I recently interviewed Elliott Abrams, and he said a major difference between the two was that Obama viewed Israel as a problem that had to be solved, and Bush had a completely different view. Is that fair?
No. I have a lot of respect for Elliott, but, no, I don’t think that is fair. There is one fundamentally contextual thing that is different in the period of the two administration, and remember Bush was there for eight years and we are only a little more than half way through the first term of Obama administration.
When president Bush came into office, the last very intensive effort to advance the peace process [Camp David] had failed, and president Clinton made clear that if the deal on the table wasn’t closed, it was not going to be grandfathered over to into a new administration.
And then, shortly thereafter, I was ambassador to the UN in New York at the time, we had the beginning of the second intifada, the focus on terrorism, 9/11, and the paradigm of the issues that we were dealing with shifted from making peace to dealing with terrorism and violence – which is a very different context.
Thankfully we’re not dealing with that context anymore, and at the end of the Bush administration we had the Annapolis process which was not, I venture to say, friction free.
But I think what it did show was a continuity of purpose over successive administrations that when a historical opportunity presents itself to try to move forward on a peace agreement here, presidents try to seize that opportunity.
That is what president Bush did toward the end of his administration. He tried to compress that into a defined time frame, if you’ll recall, and he and secretary of state Rice spent quite a bit of time trying to push that process forward with the Olmert government.
So I think there is a very clearly felt sense by American leaders, certainly for the last couple of decades, that it is in Israel’s long-term interest and our long-term interest to try to see if we can get this done, and sometimes we push a little bit.

You were ambassador at the UN. How do you see the Palestinian bid in September playing out?
First of all we have made very clear we don’t think going to the UN is the way to go – in any of its various permutations.
One of the dangers of this is that taking an issue as sensitive as this to the General Assembly, let alone to the Security Council, is an unpredictable proposition. Even if you are the initiator, it doesn’t mean you can control what is going to happen when you have an issue being discussed there by 180-190 nations. There is no doubt in my mind that the Palestinians could take a resolution to the General Assembly and get it passed by a majority of countries.
That is not going to help them achieve what they really need to achieve.
They run the risk of ending up with a result that will make it more difficult, rather than easier, to actually negotiate the outcome they want, because there could be things in the resolution that will make it more difficult to negotiate. Or, depending on what direction it takes, it could even lead away from it, or try to lead away from negotiations.
However it works out, if that route is taken, it could – depending on the politics of it – it could be an obstacle both politically and in terms of substance to at some point resuming the only path that will really resolve the issue. We think it is very ill advised to open that door. We will keep trying to persuade the Palestinians and others not to do it, and if they do, we will deal with it when the time comes.

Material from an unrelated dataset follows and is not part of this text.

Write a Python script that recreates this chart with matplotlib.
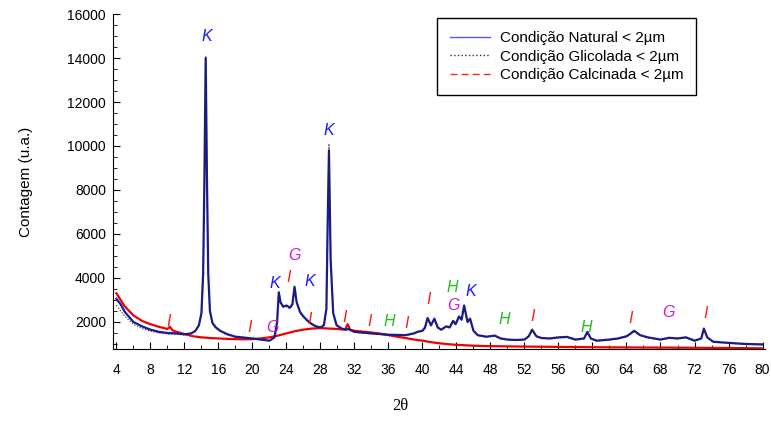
#!/usr/bin/env python3

'''
    DRX: fração < 2um nas condições natural, glicolada e calcinada.
'''
import matplotlib
matplotlib.use("Agg")
import matplotlib.pyplot as plt
from matplotlib.lines import Line2D
from matplotlib.ticker import MultipleLocator


natural_x = [4, 4.5, 5, 6, 7, 8, 9, 10, 11, 12, 12.8, 13.3, 13.7, 14.0, 14.2, 14.35, 14.5, 14.65,
             14.8, 15.0, 15.3, 15.7, 16.2, 17, 18, 20, 21, 22, 22.6, 22.9, 23.1, 23.3, 23.6, 24.0,
             24.4, 24.7, 24.95, 25.2, 25.6, 26, 26.5, 27, 27.5, 28, 28.4, 28.7, 28.85, 29.0, 29.2,
             29.5, 29.9, 30.5, 31, 31.3, 32, 34, 36, 38, 39, 39.4, 40, 40.3, 40.6, 41.0, 41.4, 41.8,
             42.2, 42.8, 43.2, 43.6, 43.9, 44.3, 44.6, 44.9, 45.3, 45.6, 46.0, 46.5, 47.5, 48.5,
             49.2, 50, 51, 52, 52.5, 52.9, 53.4, 54, 55, 56, 57, 58, 59, 59.4, 59.8, 60.5, 62, 63,
             64, 64.4, 64.9, 65.6, 66.5, 68, 69, 70, 71, 72, 72.8, 73.1, 73.5, 74.2, 76, 78, 80]
natural_y = [3050, 2800, 2450, 2000, 1800, 1650, 1550, 1500, 1480, 1440, 1480, 1600, 1850, 2400,
             4200, 8500, 14000, 8500, 4200, 2500, 1950, 1750, 1600, 1450, 1330, 1250, 1200, 1150,
             1300, 2000, 3350, 2900, 2700, 2750, 2650, 2800, 3600, 2900, 2450, 2250, 2050, 1900,
             1800, 1750, 1850, 2600, 6500, 9800, 4800, 2400, 1850, 1700, 1650, 1680, 1550, 1480,
             1420, 1400, 1480, 1550, 1600, 1750, 2180, 1850, 2150, 1750, 1650, 1800, 1750, 2050,
             1900, 2250, 2100, 2750, 2000, 2150, 1600, 1400, 1330, 1380, 1250, 1200, 1180, 1200,
             1350, 1650, 1350, 1270, 1250, 1300, 1320, 1200, 1250, 1550, 1250, 1150, 1200, 1250,
             1350, 1450, 1600, 1400, 1300, 1200, 1280, 1250, 1300, 1150, 1250, 1700, 1300, 1100,
             1050, 1000, 980]

glicolada_x = natural_x
glicolada_y = [2750, 2500, 2250, 1900, 1700, 1580, 1500, 1450, 1440, 1410, 1450, 1570, 1820, 2350,
               4100, 8600, 14100, 8400, 4100, 2450, 1900, 1720, 1570, 1420, 1300, 1230, 1190, 1140,
               1280, 1950, 3300, 2850, 2650, 2700, 2600, 2750, 3550, 2850, 2400, 2200, 2000, 1870,
               1780, 1730, 1830, 2600, 6700, 10100, 4900, 2350, 1820, 1680, 1630, 1660, 1530, 1460,
               1400, 1380, 1460, 1530, 1580, 1720, 2150, 1820, 2120, 1730, 1630, 1780, 1730, 2020,
               1880, 2220, 2080, 2720, 1980, 2120, 1580, 1380, 1310, 1360, 1230, 1180, 1160, 1180,
               1330, 1620, 1330, 1250, 1230, 1280, 1300, 1180, 1230, 1520, 1230, 1130, 1180, 1230,
               1330, 1420, 1570, 1380, 1280, 1180, 1260, 1230, 1280, 1130, 1230, 1680, 1280, 1080,
               1030, 980, 960]

calcinada_x = [4, 4.5, 5, 6, 7, 8, 9, 10, 10.3, 10.6, 11, 12, 13, 14, 15, 16, 17, 18, 19, 20, 21, 22,
               23, 24, 25, 26, 27, 28, 29, 30, 30.9, 31.2, 31.5, 32, 33, 34, 35, 36, 37, 38, 39, 40,
               41, 42, 43, 44, 46, 48, 50, 52, 55, 60, 65, 70, 75, 80]
calcinada_y = [3300, 3000, 2700, 2300, 2050, 1900, 1780, 1680, 1780, 1620, 1560, 1450, 1350, 1300,
               1270, 1250, 1230, 1220, 1210, 1220, 1250, 1300, 1380, 1480, 1580, 1650, 1700, 1720,
               1700, 1680, 1650, 1900, 1640, 1600, 1560, 1520, 1470, 1400, 1330, 1270, 1200, 1150,
               1080, 1030, 990, 960, 920, 900, 890, 880, 870, 850, 840, 830, 820, 800]

# rótulos das fases (K caulinita, I ilita, G goethita, H hematita)
label_text = ["K", "K", "K", "I", "G", "K", "G", "I", "I", "I", "I", "I", "H", "I", "I", "H", "G",
              "K", "H", "I", "H", "I", "G", "I"]
label_x = [14.6, 28.95, 22.6, 24.3, 25.0, 26.8, 22.3, 10.1, 19.7, 26.7, 30.9, 33.8, 36.1, 38.1,
           40.7, 43.5, 43.7, 45.7, 49.6, 52.9, 59.3, 64.5, 68.9, 73.3]
label_y = [15000, 10700, 3770, 4000, 5000, 3860, 1730, 2000, 1730, 2090, 2180, 2000, 2000, 1950,
           3000, 3550, 2770, 3400, 2090, 2230, 1770, 2140, 2450, 2400]
phase_colors = {"K": "#1a1aff", "I": "#ff1a1a", "G": "#cc22cc", "H": "#22bb22"}

series_labels = ["Condição Natural < 2µm", "Condição Glicolada < 2µm", "Condição Calcinada < 2µm"]


def plot_drx():
    fig = plt.figure(figsize=(7.71, 4.21), dpi=100)
    ax = fig.add_axes([0.1466, 0.171, 0.8457, 0.7957])

    ax.plot(calcinada_x, calcinada_y, color="#ee0000", lw=1.6, zorder=2)
    ax.plot(natural_x, natural_y, color="#1a1aa0", lw=1.6, zorder=3)
    ax.plot(glicolada_x, glicolada_y, color="#222222", lw=0.8, ls=":", zorder=4)

    for t, x, y in zip(label_text, label_x, label_y):
        ax.text(x, y, t, color=phase_colors[t], fontsize=11.5, style="italic",
                ha="center", va="center", family="Liberation Sans")

    ax.set_xlim(3.6, 80.3)
    ax.set_ylim(770, 16000)
    ax.xaxis.set_major_locator(MultipleLocator(4))
    ax.xaxis.set_minor_locator(MultipleLocator(2))
    ax.yaxis.set_major_locator(MultipleLocator(2000))
    ax.yaxis.set_minor_locator(MultipleLocator(500))
    ax.set_yticks(range(2000, 16001, 2000))
    ax.tick_params(which="both", direction="in", labelsize=10)
    ax.tick_params(axis="x", pad=10)
    ax.tick_params(axis="y", pad=5)
    ax.tick_params(which="major", length=5)
    ax.tick_params(which="minor", length=3)
    for lab in ax.get_xticklabels() + ax.get_yticklabels():
        lab.set_family("Liberation Sans")
    ax.spines["top"].set_visible(False)
    ax.spines["right"].set_visible(False)

    ax.set_ylabel("Contagem (u.a.)", fontsize=11, family="Liberation Sans")
    ax.yaxis.set_label_coords(-0.123, 0.5)
    ax.set_xlabel("2θ", fontsize=12, family="Liberation Serif")
    ax.xaxis.set_label_coords(0.44, -0.145)

    handles = [Line2D([], [], color="#5555ff", lw=1),
               Line2D([], [], color="#333333", lw=1, ls=":"),
               Line2D([], [], color="#ff2222", lw=1, ls=(0, (5, 3)))]
    leg = fig.legend(handles, series_labels, loc="upper left", bbox_to_anchor=(437 / 771, 1 - 18 / 421),
                     borderaxespad=0, fancybox=False, framealpha=1, edgecolor="black",
                     handlelength=2.6, handletextpad=0.65,
                     prop={"family": "Liberation Sans", "size": 11}, borderpad=0.85,
                     labelspacing=0.3)
    leg.get_frame().set_linewidth(1.0)

    fig.savefig("out.png", dpi=100)


if __name__ == "__main__":
    plot_drx()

Why wasn’t Pollard allowed to attend his father’s funeral?
Those kinds of issues are – as I believe in your system – really fenced off from outside considerations, so I can’t answer that. It is really in the hands of the Justice Department, the people who run our legal system.
How about the more general question that he is being treated in a way that even spies from enemy countries are not treated.
Why? I am not going to respond to that, that’s a different part of the executive branch that is responsible for that. It is not the kind of policy we are dealing with.